Perhaps I can be even briefer than Kuehnelt-Leddihn: As a Catholic world power, the Empire was a power that would continue to impede the worldwide spread of liberalism. Its extinction was necessary in order (in Wilson’s own famous phrase) to “make the world safe for democracy.”

Three footnotes: 1) Chivalry was still alive in 1914. When Austria and Serbia went to war, the chief of staff of the Serbian army was vacationing at a spa in Austria. Emperor Franz-Josef provided his personal railway car so the general could quickly and comfortably get home to take command of his troops. It’s a detail of World War I, at its beginning, that speaks volumes.

2) There are persons who see the Virginia-born Wilson, especially on account of his racism, as the product of his Southern upbringing. The man repudiated his heritage. “I rejoice in the failure of the Confederacy!” he proclaimed when a student at Virginia Law School in 1879.

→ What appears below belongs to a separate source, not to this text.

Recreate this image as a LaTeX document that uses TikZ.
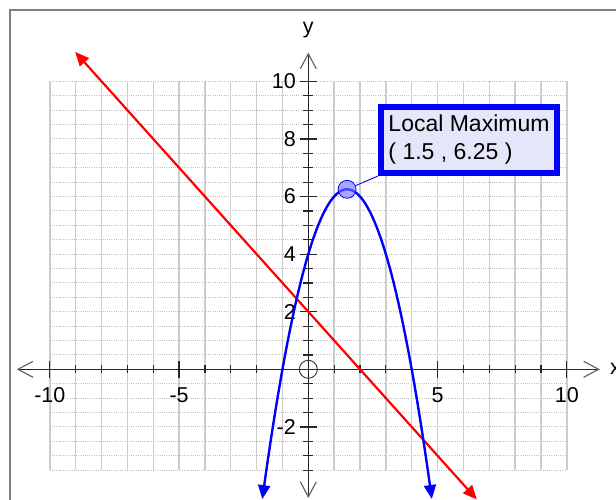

3) I said we seem fated to get Hillary Clinton for President in 2016. I know there are good folks who convince themselves every four years that the country’s downward spiral will be arrested with the next election, that somehow a majority of voters will be persons like themselves who will see the need for a President who will “turn the country around.” One year they fantasized Pat Buchanan making it to the White House. More recently it was Ron Paul. The vessel into which most of them probably pour their hopes at this time is Rand Paul. I see him quite simply as sounding too serious about reducing the size of government and halting our foreign interventions for him to be allowed the GOP nomination. As for other possibilities, Chris Christie is finished. Marco Rubio would come off looking like a little boy on the debate stage with Hillary. As for Jeb Bush, who should have been President instead of his brother, the brother’s smirk is still too vivid a memory for that dynasty to prevail over the Clinton one. Hillary will be a perfect successor to Woodrow Wilson on the one hundredth anniversary of his reelection.